The BRE was also told to step back from its investigation of the Lakanal House blaze just weeks after it occurred.

When investigations by the police showed the fire at that building – which had killed six people, including three children – had spread via combustible panels installed beneath windows, a senior civil servant emailed colleagues to warn them to ‘be very careful’ as they did not want to ‘set any hares running’. He claimed he simply wanted to know the full picture before acting when asked to account for this email at the inquiry.

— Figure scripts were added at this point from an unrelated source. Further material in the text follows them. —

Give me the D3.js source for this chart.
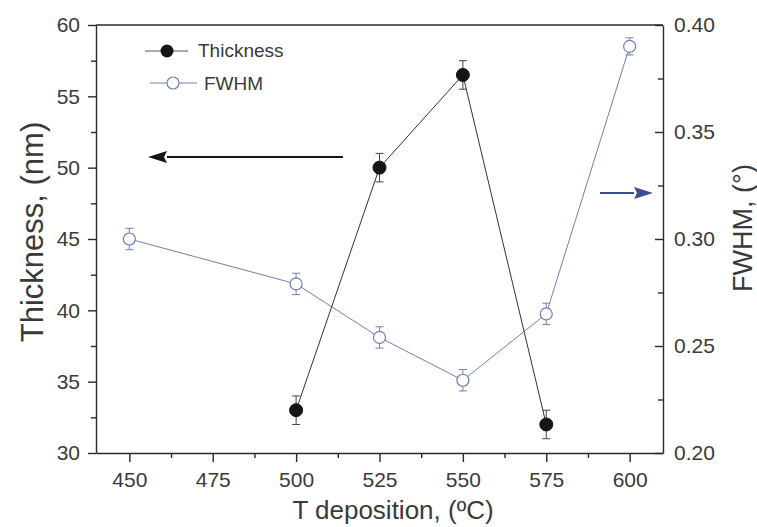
<!DOCTYPE html>
<html>
<head>
<meta charset="utf-8">
<script src="https://cdn.jsdelivr.net/npm/d3@7"></script>
<style>
  html, body { margin: 0; padding: 0; background: #fff; }
  svg { display: block; font-family: "Liberation Sans", Arial, sans-serif; }
</style>
</head>
<body>
<svg id="chart" width="757" height="527"></svg>
<script>
// Deposition temperatures (°C)
const thickTemps = [500, 525, 550, 575];
const thickness = [33.0, 50.0, 56.5, 32.0];
const thickErr = [1.0, 1.0, 1.0, 1.0];

const fwhmTemps = [450, 500, 525, 550, 575, 600];
const fwhm = [0.300, 0.279, 0.254, 0.234, 0.265, 0.390];
const fwhmErr = [0.005, 0.005, 0.005, 0.005, 0.005, 0.004];

const xTicks = [450, 475, 500, 525, 550, 575, 600];
const yLeftTicks = [30, 35, 40, 45, 50, 55, 60];
const yRightTicks = [0.20, 0.25, 0.30, 0.35, 0.40];

const svg = d3.select("#chart");
const M = { left: 96, right: 663, top: 25, bottom: 453 };
const ink = "#2a2a2a";
const blue = "#6f7fb3";
const txt = "#3a3a3a";

const x = d3.scaleLinear().domain([440, 610]).range([M.left, M.right]);
const yL = d3.scaleLinear().domain([30, 60]).range([M.bottom, M.top]);
const yR = d3.scaleLinear().domain([0.20, 0.40]).range([M.bottom, M.top]);

function styleAxis(g) {
  g.selectAll("path, line").attr("stroke", ink).attr("stroke-width", 1.4);
  g.selectAll("text").attr("fill", txt).attr("font-size", 21);
}

// minor ticks
const xMinor = d3.range(462.5, 610, 25);
const yLMinor = d3.range(32.5, 60, 5);
const yRMinor = d3.range(0.225, 0.40, 0.05);

svg.append("g").attr("transform", `translate(0,${M.bottom})`)
  .call(d3.axisBottom(x).tickValues(xMinor).tickSize(5).tickFormat(""))
  .call(g => g.select(".domain").remove()).call(styleAxis);
svg.append("g").attr("transform", `translate(0,${M.bottom})`)
  .call(d3.axisBottom(x).tickValues(xTicks).tickSize(9).tickSizeOuter(0).tickPadding(10).tickFormat(d3.format("d")))
  .call(styleAxis);

svg.append("g").attr("transform", `translate(${M.left},0)`)
  .call(d3.axisLeft(yL).tickValues(yLMinor).tickSize(5).tickFormat(""))
  .call(g => g.select(".domain").remove()).call(styleAxis);
svg.append("g").attr("transform", `translate(${M.left},0)`)
  .call(d3.axisLeft(yL).tickValues(yLeftTicks).tickSize(8).tickSizeOuter(0).tickPadding(8).tickFormat(d3.format("d")))
  .call(styleAxis);

// right axis: ticks point into the plot
svg.append("g").attr("transform", `translate(${M.right},0)`)
  .call(d3.axisRight(yR).tickValues(yRMinor).tickSize(-5).tickFormat(""))
  .call(g => g.select(".domain").remove()).call(styleAxis);
svg.append("g").attr("transform", `translate(${M.right},0)`)
  .call(d3.axisRight(yR).tickValues(yRightTicks).tickSize(-8).tickSizeOuter(0).tickFormat(d3.format(".2f")))
  .call(styleAxis)
  .call(g => g.selectAll("text").attr("x", 11));

// top frame line
svg.append("line").attr("x1", M.left).attr("x2", M.right)
  .attr("y1", M.top).attr("y2", M.top).attr("stroke", ink).attr("stroke-width", 1.4);

// FWHM series
const fData = fwhmTemps.map((t, i) => ({ t, v: fwhm[i], e: fwhmErr[i] }));
svg.append("path").datum(fData)
  .attr("fill", "none").attr("stroke", blue).attr("stroke-width", 1)
  .attr("d", d3.line().x(d => x(d.t)).y(d => yR(d.v)));
const fe = svg.append("g").attr("stroke", blue).attr("stroke-width", 1);
fData.forEach(d => {
  fe.append("line").attr("x1", x(d.t)).attr("x2", x(d.t)).attr("y1", yR(d.v - d.e)).attr("y2", yR(d.v + d.e));
  [d.v - d.e, d.v + d.e].forEach(v => fe.append("line")
    .attr("x1", x(d.t) - 4).attr("x2", x(d.t) + 4).attr("y1", yR(v)).attr("y2", yR(v)));
});
svg.append("g").selectAll("circle").data(fData).join("circle")
  .attr("cx", d => x(d.t)).attr("cy", d => yR(d.v)).attr("r", 6)
  .attr("fill", "#fff").attr("stroke", blue).attr("stroke-width", 1.2);

// Thickness series
const tData = thickTemps.map((t, i) => ({ t, v: thickness[i], e: thickErr[i] }));
svg.append("path").datum(tData)
  .attr("fill", "none").attr("stroke", "#333").attr("stroke-width", 1)
  .attr("d", d3.line().x(d => x(d.t)).y(d => yL(d.v)));
const te = svg.append("g").attr("stroke", "#444").attr("stroke-width", 1);
tData.forEach(d => {
  te.append("line").attr("x1", x(d.t)).attr("x2", x(d.t)).attr("y1", yL(d.v - d.e)).attr("y2", yL(d.v + d.e));
  [d.v - d.e, d.v + d.e].forEach(v => te.append("line")
    .attr("x1", x(d.t) - 4).attr("x2", x(d.t) + 4).attr("y1", yL(v)).attr("y2", yL(v)));
});
svg.append("g").selectAll("circle").data(tData).join("circle")
  .attr("cx", d => x(d.t)).attr("cy", d => yL(d.v)).attr("r", 6.5)
  .attr("fill", "#151515").attr("stroke", "#151515");

// legend
const lg = svg.append("g");
lg.append("line").attr("x1", 145).attr("x2", 188).attr("y1", 51).attr("y2", 51).attr("stroke", "#555");
lg.append("circle").attr("cx", 167).attr("cy", 51).attr("r", 6.5).attr("fill", "#151515");
lg.append("text").attr("x", 198).attr("y", 57).attr("font-size", 19).attr("fill", txt).text("Thickness");
lg.append("line").attr("x1", 150).attr("x2", 197).attr("y1", 83).attr("y2", 83).attr("stroke", blue);
lg.append("circle").attr("cx", 173).attr("cy", 83).attr("r", 6).attr("fill", "#fff").attr("stroke", blue).attr("stroke-width", 1.2);
lg.append("text").attr("x", 204).attr("y", 90).attr("font-size", 19).attr("fill", txt).text("FWHM");

// arrows pointing to each series' axis
function arrow(x1, x2, yy, color) {
  const dir = Math.sign(x2 - x1);
  const headLen = 19, headHalf = 6;
  const xb = x2 - dir * headLen;
  svg.append("line").attr("x1", x1).attr("x2", xb).attr("y1", yy).attr("y2", yy)
    .attr("stroke", color).attr("stroke-width", 2.2);
  svg.append("path")
    .attr("d", `M${x2},${yy}L${xb},${yy - headHalf}L${xb + dir * 3},${yy}L${xb},${yy + headHalf}Z`)
    .attr("fill", color);
}
arrow(343, 148, 157, "#161616");
arrow(600, 653, 193, "#3b4f8f");

// axis titles
svg.append("text").attr("transform", `translate(43,232) rotate(-90)`)
  .attr("text-anchor", "middle").attr("font-size", 31).attr("fill", txt).text("Thickness, (nm)");
svg.append("text").attr("transform", `translate(752,228) rotate(-90)`)
  .attr("text-anchor", "middle").attr("font-size", 27).attr("fill", txt).text("FWHM, (°)");
svg.append("text").attr("x", 393).attr("y", 519)
  .attr("text-anchor", "middle").attr("font-size", 26).attr("fill", txt).text("T deposition, (ºC)");
</script>
</body>
</html>
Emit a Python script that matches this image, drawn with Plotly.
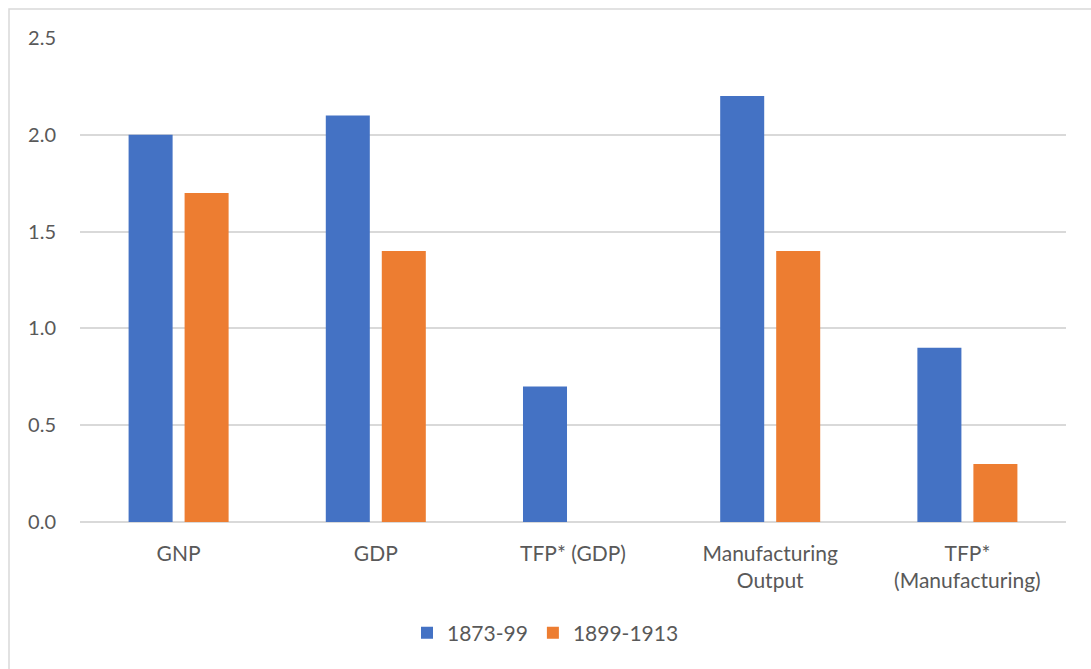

In 2014, following a series of huge fires in the Middle East, industry lobbyists for the cladding industry drew the specific attention of officials and the BRE to the widespread use of ACM in the UK market due to the continuing presence of the ‘Class 0’ standard. The industry figures asked for an ‘FAQ’ to be published setting out the fact that ACM shouldn’t be used on high rises, but this was never done.

If all of this smells pretty bad, what happened after the Grenfell fire only adds to the stench. The government never released its 2001 testing which showed ACM panels burning until the inquiry got hold of it. In the aftermath of Grenfell, it bullishly said that its guidance banned combustible cladding outright and made no reference to the chances it missed to make this clear.

You might question why this evidence had such little play in the country’s newspapers. It has certainly clashed with a busy news cycle, but we have enough journalists in the UK to report more than one story at a time. Instead, coverage of this seminal public inquiry has been left to the specialist media and an excellent but under-promoted BBC podcast.

We may hear more when political names such as Brandon Lewis, Gavin Barwell and Eric Pickles are questioned in the next few weeks. But the evidence so far points to a grave failure of not just one party, but the entire British state over a prolonged period with devastating consequences. It is an indictment of not just a few politicians but an entire style of government.